長くなりましたがGPSの素晴らしさは、位置を瞬時に表示してくれるだけではありません。 GPSは船が航走する速力を瞬時に表示してくれるのです。 自動車や電車の速力は車輪の回転の速さから瞬時に知ることが出来ますが、前述の通り船舶や航空機は流体の上に浮かぶ移動体で地球という固体に対する速度を正確に把握する手段を持っていませんでした。 因みに帆船時代の船速把握手段はダッチマンズ・ログ(註18)といって、船首付近の一点から板切れを海に投げ込み船尾付近の一点まで流れてくる時間を計り、両点間の距離を先ほどの時間で割って速度を測っていたのです。 私が船乗りになった頃にもねじれに強いログ・ラインというロープの先に小型の羽が付いたスクリュウ状の浮体を付け、それを出来るだけ推進器の影響を受けない船尾から離れた海面まで流して、その浮体の回転をログ・ラインを通じて読みとり、船の速力を計測するという計器を使っていました。 これをパテント・ログと云っていましたが、「あるぜんちな丸」では、もう少し進歩したサル・ログでした。 これは航空機にも同様なものがあったそうですが、船底から1メートル程度突き出したピトー管の先端に加わる静圧と動圧の差から速力を検出するというものでした。 どちらも器械自体が正確な速力を表示するのが難しく、その上あくまでも流体である海の水に対する速力でありました。

GPSはこのほかにも位置の表示を緯度経度だけで表示するのではなくて、海図上に自動的に現在位置を表示させたり、カーナビのようにCD−ROMによって電子管上に映し出された、所謂電子海図上に直接表示することが簡単に出来ます。 その為、日本の海上保安庁水路部は日本近海全域にわたり電子海図を新製しており、その一部は既に完成済みです。

そればかりではなくGPSは日本の地図の測地体型までも変えてしまいました。 日本の法令に記載された緯度経度は日本測地系によるもので、過去の日本の海図もこれによって作られていました。 しかし、GPSが世界中の位置を決める手段として利用され、それが非常に正確であるという理由で新たにGPSを基準とした世界測地系というものが創られ、世界中の海図がこれによることになったのです。 そんなわけで現在海上保安庁水路部は発行中の海図全部を新しい体系の下で作り替えつつあります。 この作業は明年3月に完了し、2003年4月からは古い日本測地系による海図は使えなくなります。
世界測地系の海図は従来のものより北西に486メートル移動しています。 これは小型船が狭い海峡を通る場合、古い海図を使いGPSだけを頼りに通過しようとすると、座礁してしまう危険が大きいほどの違いです。 その為急遽海図の改版が行われているのです。

余談ですが、日本の時計は世界時(グリニッチ標準時)より9時間早く時を刻みます。
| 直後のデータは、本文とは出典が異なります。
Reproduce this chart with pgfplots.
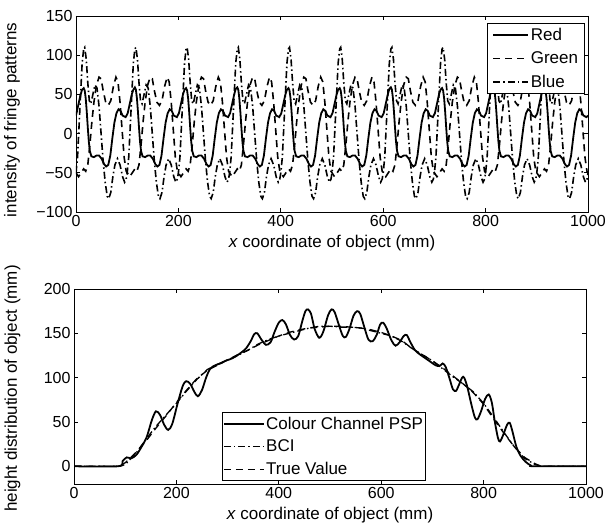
\documentclass[border=0pt]{standalone}
\usepackage{fontspec}
\setmainfont{Liberation Sans}
\usepackage{pgfplots}
\pgfplotsset{compat=1.18}

\pgfplotsset{
  panel/.style={
    scale only axis, width=512pt,
    xmin=0, xmax=1000,
    xtick={0,200,400,600,800,1000},
    xticklabels={0,200,400,600,800,1000},
    axis line style={line width=0.8pt},
    tick align=inside, tick pos=both,
    major tick length=4pt,
    tick style={line width=0.7pt, black},
    /pgf/number format/assume math mode=true,
    tick label style={font=\fontsize{16}{16}\selectfont},
    label style={font=\fontsize{17}{17}\selectfont},
    legend cell align=left,
  },
  mslegend/.style={
    draw=black, line width=0.8pt, fill=white,
    font=\fontsize{17}{17}\selectfont,
    inner ysep=2pt, row sep=5pt,
    nodes={inner xsep=1.5pt, inner ysep=2.5pt},
  },
}

\begin{document}
\begin{tikzpicture}
\path[use as bounding box] (0pt,0pt) rectangle (605pt,526pt);

% ---------- fringe patterns of the three colour channels ----------
\begin{axis}[panel,
  height=196pt, at={(76pt,314pt)}, anchor=south west,
  ymin=-100, ymax=150,
  ytick={-100,-50,0,50,100,150},
  yticklabels={−100,−50,0,50,100,150},
  xlabel={\textit{x} coordinate of object (mm)},
  ylabel={intensity of fringe patterns},
  xlabel style={at={(axis description cs:0.5,-0.158)}, anchor=center},
  ylabel style={at={(axis description cs:-0.125,0.47)}, anchor=center},
  legend image code/.code={\draw[#1] (0pt,0pt) -- (35pt,0pt);},
  legend style={mslegend, inner xsep=5pt, at={(axis description cs:0.994,0.964)}, anchor=north east},
]
\addplot[black, line width=1.8pt] coordinates {
(0,23)(1,26)(5,38)(9,50)(12,56)(15,58)(17,55)(19,45)(21,28)(23,8)(25,-10)(27,-22)(30,-29)(35,-30)(40,-28)(45,-28)(50,-32)(55,-39)(59,-42)(63,-40)(67,-28)(71,-6)(75,14)(79,26)(83,31)(87,29)(91,23)(97,21)
(101,26)(105,38)(109,50)(112,56)(115,59)(117,56)(119,45)(121,28)(123,8)(125,-10)(127,-22)(130,-29)(135,-30)(140,-28)(145,-28)(150,-32)(155,-39)(159,-42)(163,-40)(167,-28)(171,-6)(175,14)(179,26)(183,31)(187,29)(191,23)(197,21)
(201,26)(205,38)(209,50)(212,56)(215,58)(217,55)(219,45)(221,28)(223,8)(225,-10)(227,-22)(230,-29)(235,-30)(240,-28)(245,-28)(250,-32)(255,-39)(259,-42)(263,-40)(267,-28)(271,-6)(275,14)(279,26)(283,31)(287,29)(291,23)(297,21)
(301,26)(305,38)(309,50)(312,57)(315,59)(317,56)(319,45)(321,28)(323,8)(325,-10)(327,-22)(330,-29)(335,-30)(340,-28)(345,-28)(350,-32)(355,-39)(359,-42)(363,-40)(367,-28)(371,-6)(375,14)(379,26)(383,31)(387,29)(391,23)(397,21)
(401,26)(405,38)(409,50)(412,56)(415,58)(417,55)(419,45)(421,28)(423,8)(425,-10)(427,-22)(430,-29)(435,-30)(440,-28)(445,-28)(450,-32)(455,-39)(459,-42)(463,-40)(467,-28)(471,-6)(475,14)(479,26)(483,31)(487,29)(491,23)(497,21)
(501,26)(505,38)(509,50)(512,56)(515,58)(517,55)(519,45)(521,28)(523,8)(525,-10)(527,-22)(530,-29)(535,-30)(540,-28)(545,-28)(550,-32)(555,-39)(559,-42)(563,-40)(567,-28)(571,-6)(575,14)(579,26)(583,31)(587,29)(591,23)(597,21)
(601,26)(605,38)(609,50)(612,57)(615,59)(617,56)(619,45)(621,28)(623,8)(625,-10)(627,-22)(630,-29)(635,-30)(640,-28)(645,-28)(650,-32)(655,-39)(659,-42)(663,-40)(667,-28)(671,-6)(675,14)(679,26)(683,31)(687,29)(691,23)(697,21)
(701,26)(705,38)(709,50)(712,56)(715,58)(717,55)(719,45)(721,28)(723,8)(725,-10)(727,-22)(730,-29)(735,-30)(740,-28)(745,-28)(750,-32)(755,-39)(759,-42)(763,-40)(767,-28)(771,-6)(775,14)(779,26)(783,31)(787,29)(791,23)(797,21)
(801,26)(805,38)(809,50)(812,56)(815,59)(817,56)(819,45)(821,28)(823,8)(825,-10)(827,-22)(830,-29)(835,-30)(840,-28)(845,-28)(850,-32)(855,-39)(859,-42)(863,-40)(867,-28)(871,-6)(875,14)(879,26)(883,31)(887,29)(891,23)(897,21)
(901,26)(905,38)(909,50)(912,56)(915,58)(917,55)(919,45)(921,28)(923,8)(925,-10)(927,-22)(930,-29)(935,-30)(940,-28)(945,-28)(950,-32)(955,-39)(959,-42)(963,-40)(967,-28)(971,-6)(975,14)(979,26)(983,31)(987,29)(991,23)(997,21)
(1000,23)
};
\addlegendentry{Red}
\addplot[black, line width=1.6pt, dash pattern=on 7pt off 5pt] coordinates {
(0,-50)(5,-55)(10,-50)(15,-45)(19,-48)(23,-40)(27,-15)(31,15)(35,40)(40,62)(45,72)(49,70)(53,55)(58,40)(63,36)(68,42)(73,60)(78,72)(82,66)(86,40)(90,5)(94,-30)(98,-48)
(100,-50)(105,-55)(110,-50)(115,-45)(119,-48)(123,-40)(127,-15)(131,15)(135,40)(140,62)(145,72)(149,70)(153,55)(158,40)(163,36)(168,42)(173,60)(178,72)(182,66)(186,40)(190,5)(194,-30)(198,-48)
(200,-50)(205,-55)(210,-50)(215,-45)(219,-48)(223,-40)(227,-15)(231,15)(235,40)(240,62)(245,72)(249,70)(253,55)(258,40)(263,36)(268,42)(273,60)(278,72)(282,66)(286,40)(290,5)(294,-30)(298,-48)
(300,-50)(305,-55)(310,-50)(315,-45)(319,-48)(323,-40)(327,-15)(331,15)(335,40)(340,62)(345,72)(349,70)(353,55)(358,40)(363,36)(368,42)(373,60)(378,72)(382,66)(386,40)(390,5)(394,-30)(398,-48)
(400,-50)(405,-55)(410,-50)(415,-45)(419,-48)(423,-40)(427,-15)(431,15)(435,40)(440,62)(445,72)(449,70)(453,55)(458,40)(463,36)(468,42)(473,60)(478,72)(482,66)(486,40)(490,5)(494,-30)(498,-48)
(500,-50)(505,-55)(510,-50)(515,-45)(519,-48)(523,-40)(527,-15)(531,15)(535,40)(540,62)(545,72)(549,70)(553,55)(558,40)(563,36)(568,42)(573,60)(578,72)(582,66)(586,40)(590,5)(594,-30)(598,-48)
(600,-50)(605,-55)(610,-50)(615,-45)(619,-48)(623,-40)(627,-15)(631,15)(635,40)(640,62)(645,72)(649,70)(653,55)(658,40)(663,36)(668,42)(673,60)(678,72)(682,66)(686,40)(690,5)(694,-30)(698,-48)
(700,-50)(705,-55)(710,-50)(715,-45)(719,-48)(723,-40)(727,-15)(731,15)(735,40)(740,62)(745,72)(749,70)(753,55)(758,40)(763,36)(768,42)(773,60)(778,72)(782,66)(786,40)(790,5)(794,-30)(798,-48)
(800,-50)(805,-55)(810,-50)(815,-45)(819,-48)(823,-40)(827,-15)(831,15)(835,40)(840,62)(845,72)(849,70)(853,55)(858,40)(863,36)(868,42)(873,60)(878,72)(882,66)(886,40)(890,5)(894,-30)(898,-48)
(900,-50)(905,-55)(910,-50)(915,-45)(919,-48)(923,-40)(927,-15)(931,15)(935,40)(940,62)(945,72)(949,70)(953,55)(958,40)(963,36)(968,42)(973,60)(978,72)(982,66)(986,40)(990,5)(994,-30)(998,-48)
(1000,-50)
};
\addlegendentry{Green}
\addplot[black, line width=1.6pt, dash pattern=on 7pt off 3pt on 1.5pt off 3pt] coordinates {
(0,-50)(3,-30)(6,10)(9,50)(12,90)(15,108)(17,110)(20,95)(23,65)(26,42)(29,38)(33,50)(37,62)(41,58)(45,35)(49,0)(53,-35)(57,-62)(61,-80)(64,-83)(68,-75)(72,-55)(76,-40)(81,-32)(86,-40)(91,-55)(95,-62)(98,-58)
(100,-50)(103,-30)(106,10)(109,50)(112,90)(115,108)(117,110)(120,95)(123,65)(126,42)(129,38)(133,50)(137,62)(141,58)(145,35)(149,0)(153,-35)(157,-62)(161,-80)(164,-83)(168,-75)(172,-55)(176,-40)(181,-32)(186,-40)(191,-55)(195,-62)(198,-58)
(200,-50)(203,-30)(206,10)(209,50)(212,90)(215,108)(217,110)(220,95)(223,65)(226,42)(229,38)(233,50)(237,62)(241,58)(245,35)(249,0)(253,-35)(257,-62)(261,-80)(264,-83)(268,-75)(272,-55)(276,-40)(281,-32)(286,-40)(291,-55)(295,-62)(298,-58)
(300,-50)(303,-30)(306,10)(309,50)(312,90)(315,108)(317,110)(320,95)(323,65)(326,42)(329,38)(333,50)(337,62)(341,58)(345,35)(349,0)(353,-35)(357,-62)(361,-80)(364,-83)(368,-75)(372,-55)(376,-40)(381,-32)(386,-40)(391,-55)(395,-62)(398,-58)
(400,-50)(403,-30)(406,10)(409,50)(412,90)(415,108)(417,110)(420,95)(423,65)(426,42)(429,38)(433,50)(437,62)(441,58)(445,35)(449,0)(453,-35)(457,-62)(461,-80)(464,-83)(468,-75)(472,-55)(476,-40)(481,-32)(486,-40)(491,-55)(495,-62)(498,-58)
(500,-50)(503,-30)(506,10)(509,50)(512,90)(515,108)(517,110)(520,95)(523,65)(526,42)(529,38)(533,50)(537,62)(541,58)(545,35)(549,0)(553,-35)(557,-62)(561,-80)(564,-83)(568,-75)(572,-55)(576,-40)(581,-32)(586,-40)(591,-55)(595,-62)(598,-58)
(600,-50)(603,-30)(606,10)(609,50)(612,90)(615,108)(617,110)(620,95)(623,65)(626,42)(629,38)(633,50)(637,62)(641,58)(645,35)(649,0)(653,-35)(657,-62)(661,-80)(664,-83)(668,-75)(672,-55)(676,-40)(681,-32)(686,-40)(691,-55)(695,-62)(698,-58)
(700,-50)(703,-30)(706,10)(709,50)(712,90)(715,108)(717,110)(720,95)(723,65)(726,42)(729,38)(733,50)(737,62)(741,58)(745,35)(749,0)(753,-35)(757,-62)(761,-80)(764,-83)(768,-75)(772,-55)(776,-40)(781,-32)(786,-40)(791,-55)(795,-62)(798,-58)
(800,-50)(803,-30)(806,10)(809,50)(812,90)(815,108)(817,110)(820,95)(823,65)(826,42)(829,38)(833,50)(837,62)(841,58)(845,35)(849,0)(853,-35)(857,-62)(861,-80)(864,-83)(868,-75)(872,-55)(876,-40)(881,-32)(886,-40)(891,-55)(895,-62)(898,-58)
(900,-50)(903,-30)(906,10)(909,50)(912,90)(915,108)(917,110)(920,95)(923,65)(926,42)(929,38)(933,50)(937,62)(941,58)(945,35)(949,0)(953,-35)(957,-62)(961,-80)(964,-83)(968,-75)(972,-55)(976,-40)(981,-32)(986,-40)(991,-55)(995,-62)(998,-58)
(1000,-50)
};
\addlegendentry{Blue}
\end{axis}

% ---------- reconstructed height distribution ----------
\begin{axis}[panel,
  height=195pt, at={(74pt,42pt)}, anchor=south west,
  ymin=-20, ymax=200,
  ytick={0,50,100,150,200},
  yticklabels={0,50,100,150,200},
  xlabel={\textit{x} coordinate of object (mm)},
  ylabel={height distribution of object (mm)},
  xlabel style={at={(axis description cs:0.5,-0.159)}, anchor=center},
  ylabel style={at={(axis description cs:-0.12,0.49)}, anchor=center},
  legend image code/.code={\draw[#1] (0pt,0pt) -- (40pt,0pt);},
  legend style={mslegend, inner xsep=0.5pt, row sep=4pt, at={(axis description cs:0.289,0.015)}, anchor=south west},
]
\addplot[black, line width=1.8pt, smooth, tension=0.5] coordinates {
(0,0)(86,0)(95,6)(103,10)(112,9)(122,13)(132,22)(142,33)(152,52)(160,62)(168,58)(176,47)(184,41)(192,48)(202,70)(212,90)(219,96)(227,93)(235,84)(242,79)(250,86)(258,100)(266,110)(276,114)(286,116)(296,119)(306,121)(316,124)(326,128)(336,133)(345,141)(352,149)(358,150)(366,143)(375,137)(384,140)(392,152)(400,162)(407,165)(414,160)(422,148)(430,143)(438,147)(446,164)(452,175)(457,177)(463,172)(470,155)(479,145)(487,152)(496,170)(503,177)(509,174)(517,160)(525,147)(531,146)(538,155)(546,170)(553,175)(559,172)(567,157)(575,143)(583,141)(591,148)(598,160)(604,162)(611,155)(620,142)(628,136)(636,140)(644,147)(650,148)(657,140)(666,131)(676,126)(686,122)(696,118)(706,114)(714,113)(720,116)(726,112)(734,98)(740,87)(746,85)(752,92)(758,100)(762,100)(768,90)(776,70)(783,55)(788,53)(795,62)(803,76)(810,81)(816,72)(822,50)(828,32)(832,28)(838,35)(846,47)(851,49)(856,40)(864,22)(872,12)(882,5)(892,1)(900,0)(1000,0)
};
\addlegendentry{Colour Channel PSP}
\addplot[black, line width=1.3pt, dash pattern=on 7pt off 3pt on 1.5pt off 3pt] coordinates {
(0,0)(90,0)(100,2)(120,14)(140,30)(160,45)(180,58)(200,71)(220,85)(240,98)(260,109)(280,115)(300,120)(320,125)(340,131)(360,138)(380,143)(400,147)(420,150)(440,153)(460,156)(480,158)(500,158)(520,157)(540,157)(560,156)(580,153)(600,150)(620,147)(640,141)(660,133)(680,126)(700,119)(720,110)(740,101)(760,93)(780,84)(800,71)(820,55)(840,38)(860,22)(880,9)(900,2)(915,0)(1000,0)
};
\addlegendentry{BCI}
\addplot[black, line width=1.3pt, dash pattern=on 7pt off 5pt] coordinates {
(0,0)(88,0)(100,4)(120,15)(140,28)(160,43)(180,57)(200,72)(220,86)(240,99)(260,108)(280,114)(300,120)(320,126)(340,131)(360,137)(380,142)(400,147)(420,151)(440,154)(460,156)(480,157)(500,158)(520,158)(540,157)(560,156)(580,154)(600,151)(620,147)(640,142)(660,133)(680,126)(700,119)(720,111)(740,102)(760,93)(780,83)(800,70)(820,53)(840,37)(860,22)(880,10)(900,3)(912,0)(1000,0)
};
\addlegendentry{True Value}
\end{axis}
\end{tikzpicture}
\end{document}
世界各国の標準時は経度15度の倍数を基準に各国が定めていますが、わが国の場合凡そ日本の領土の中心である135度が用いられています。 我が家は神戸市西区という神戸の中心部から20キロほど西に離れた東経135度1分にあり、明石市の北側にあたります。 明石市にはその日本標準時間の基準である東経135度の子午線(註18)が通っています。 その為,明石市はその子午線のすぐ東にある丘の上にグリニッチ天文台に見立てて、大きな時計台を持った天文館を造り、ここが日本の中心地で、日本の「ヘソ」の位置にあたると喧伝していましたが、その位置は日本測地系では東経135度0分15秒でした。 しかし、新しい世界測地系では東経135度0分05秒になり、より「ヘソ」に近くなったわけです。

航海設備も「あるぜんちな丸」当時から見れば、時代と共に近代的な装備がなされ様変わりしています。 しかし、航海の基本は今も変わらず、直接肉眼で見るルック・アウトによる人間の判断が何よりも重要です。 少なくとも私が生きている間、いや今後20年〜20年のうちに無人で航海するような時代は到来しないでしょう。

(註17):自動衝突予防援助装置 = Automatic Radar Plotting Aid 略称 ; ARPA
(註18):船の位置がこの線の上の何処かにあるという線で、[Position Line]と呼ばれる。
(註19):航程器 = Log Logには丸太、航海日誌、測定器の意味がある。
(註20):子午線 (Meridian) 北極と南極とを通る大圏で、簡単に言えば軽度線です。 十二支の子と午(鼠と馬)を結ぶので子午線と言います。